The opinion of the court was delivered by: BRUCHHAUSEN
BRUCHHAUSEN, District Judge.
The plaintiff instituted this action, pursuant to Section 4241(a) of the Internal Revenue Code of 1954, to recover the sum of $383.83 and interest, assessed on May 28, 1965 and paid by him on June 3, 1965. The assessment was for excise tax on his club initiation fees for the last quarter of the calendar year of 1960. No return therefor was filed.
A return for membership dues was filed by the club and the required excise taxes therefor were paid. The said return made no reference to initiation fees.
The facts are undisputed. They were stipulated. The stipulation is marked Exhibit 1.
The sole issue presented is whether the assessment for excise tax on plaintiff's initiation fees, made pursuant to 26 U.S.C. 6501(a), was barred by the statute of limitations.
The plaintiff's principal contention is that initiation fees and membership dues are elements for the imposition of a single excise tax and that the filing of a return for the membership dues caused the statute to run as to the tax on initiation fees.
The defendant asserts that these taxes are divisible and said statute does not commence to run as to the excise tax on the club initiation fees until a return therefor is filed. Accordingly, the said tax may be assessed at any time.
It is important to ascertain whether excise taxes on membership dues and initiation fees are divisible and, therefore, constitute separate taxable transactions.
The law is clear that the tax on initiation fees is a divisible tax and that a return therefor must be filed before the statute may commence to run. See McDonald v. United States, 6 Cir., 315 F.2d 796. The Government relied on 26 U.S.C. 6501(c)(3):
" No return. - In the case of failure to file a return, the tax may be assessed, or a proceeding in court for the collection of such tax may be begun without assessment, at any time."
In Clarksdale Rubber Company v. United States, D.C., 243 F. Supp. 465, the Court at page 467, after citing the said section, held in part:
"The plain language of these statutes and, apparently, all the other law is against plaintiff's contention. Where as here an excise tax return was not filed, the Court of Appeals for the Sixth Circuit in McDonald v. United States, 315 F.2d 796 (6th Cir. 1963), upheld the validity of an assessment and collection of an excise tax thirteen years after it first became due.

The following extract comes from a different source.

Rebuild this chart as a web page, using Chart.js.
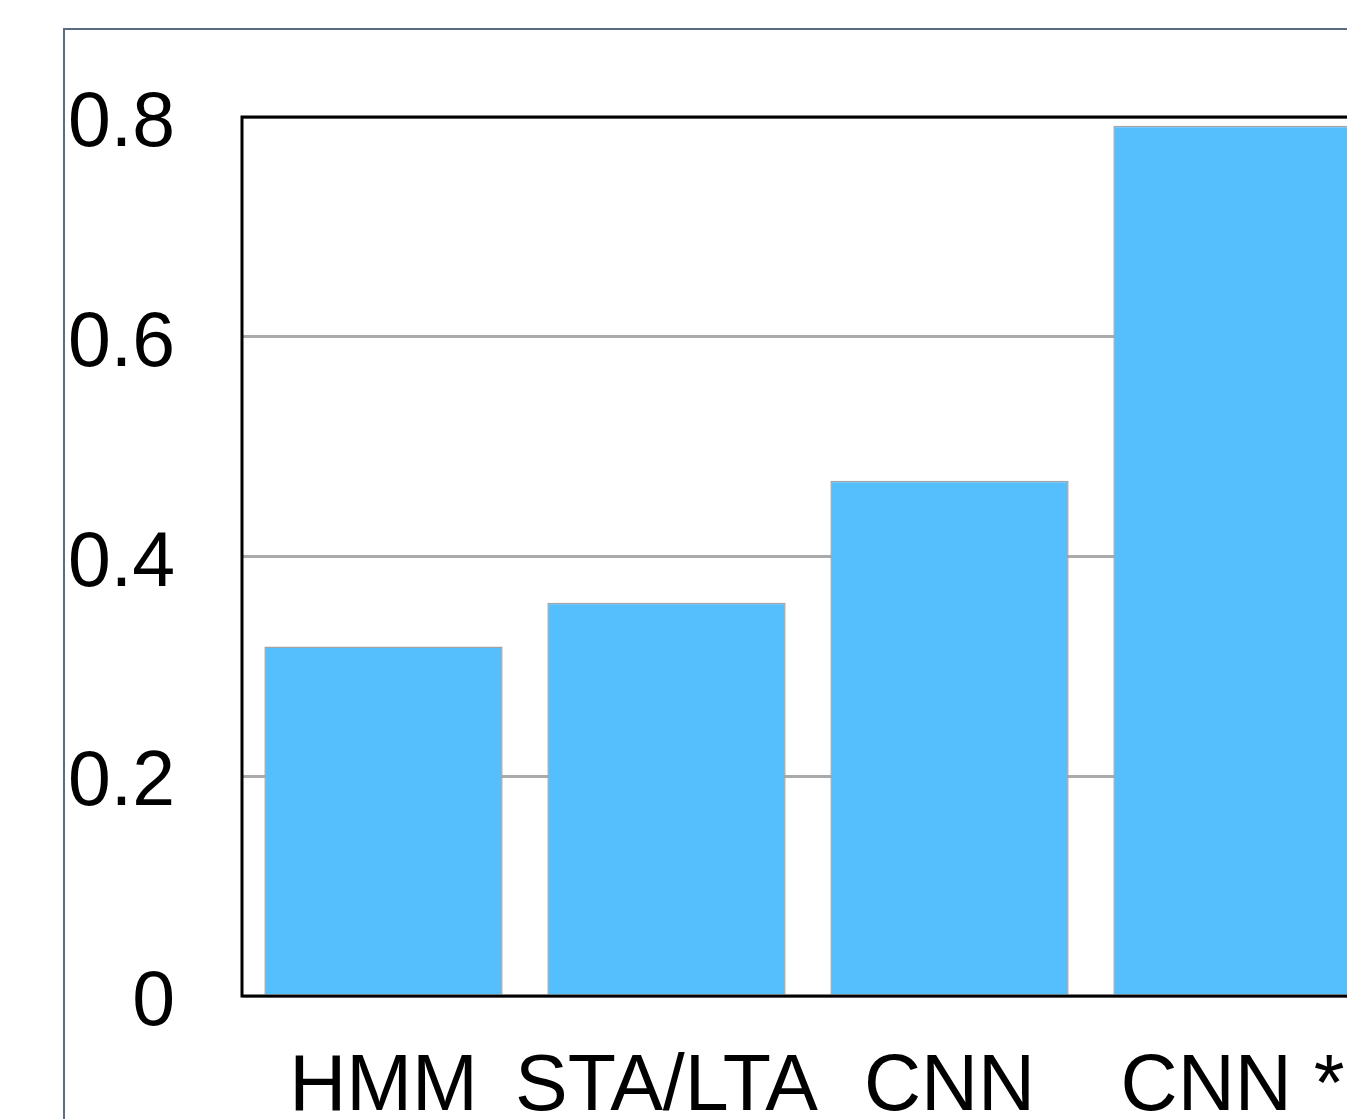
<!DOCTYPE html>
<html>
<head>
<meta charset="utf-8">
<script src="https://cdn.jsdelivr.net/npm/chart.js@4"></script>
<style>
html, body { margin:0; padding:0; background:#fff; overflow:hidden; width:1347px; height:1119px; }
#frame { position:absolute; left:63px; top:28px; width:1400px; height:1200px; border:2px solid #5b6b82; box-sizing:border-box; }
#wrap { position:absolute; left:0; top:0; width:1420px; height:1150px; }
</style>
</head>
<body>
<div id="frame"></div>
<div id="wrap"><canvas id="c" width="1420" height="1150"></canvas></div>
<script>
const categories = ["HMM", "STA/LTA", "CNN", "CNN *"];
const values = [0.318, 0.358, 0.469, 0.792];
const yTicks = [0, 0.2, 0.4, 0.6, 0.8];

const boxPlugin = {
  id: 'box',
  afterDatasetsDraw(chart) {
    const a = chart.chartArea, ctx = chart.ctx;
    ctx.save();
    ctx.strokeStyle = '#000';
    ctx.lineWidth = 3;
    ctx.strokeRect(a.left, a.top, a.right - a.left, a.bottom - a.top);
    ctx.restore();
  }
};

new Chart(document.getElementById('c'), {
  type: 'bar',
  data: {
    labels: categories,
    datasets: [{
      data: values,
      backgroundColor: '#55befc',
      borderColor: '#a3a3a3',
      borderWidth: 1.5,
      barPercentage: 0.842,
      categoryPercentage: 1.0
    }]
  },
  options: {
    responsive: false,
    devicePixelRatio: 1,
    animation: false,
    layout: { padding: { left: 0, top: 117, right: 46, bottom: 0 } },
    plugins: { legend: { display: false }, tooltip: { enabled: false } },
    scales: {
      x: {
        grid: { display: false },
        border: { display: false },
        ticks: {
          color: '#000',
          font: { family: 'Liberation Sans, Arial', size: 79 },
          padding: 37,
          maxRotation: 0,
          autoSkip: false
        },
        afterFit(s) { s.height = 154; }
      },
      y: {
        min: 0, max: 0.8,
        afterBuildTicks(s) { s.ticks = yTicks.map(v => ({ value: v })); },
        grid: { color: '#aaaaaa', lineWidth: 3, drawTicks: false },
        border: { display: false },
        ticks: {
          color: '#000',
          font: { family: 'Liberation Sans, Arial', size: 77 },
          padding: 67,
          labelOffset: 8,
          callback: v => String(v)
        },
        afterFit(s) { s.width = 242; }
      }
    }
  },
  plugins: [boxPlugin]
});
</script>
</body>
</html>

The court, among other things, said: Under the view we express, the door is open for the government to go back, without limit in time, and make assessments against citizens who honestly believed they had made all the returns and paid all the taxes that the law required. * * * The good faith of the taxpayer in failing to file a return cannot aid them here. * * * Statutes of limitations barring collection of taxes, liability for which did accrue, are strictly construed in favor of the government * * * and their applicability will not be presumed in the absence of clear congressional action. * * * The absence of any limitation, under the situation before us, may indeed visit unfair burdens and expense upon innocent taxpayers. If so, Congress can provide the needed remedy.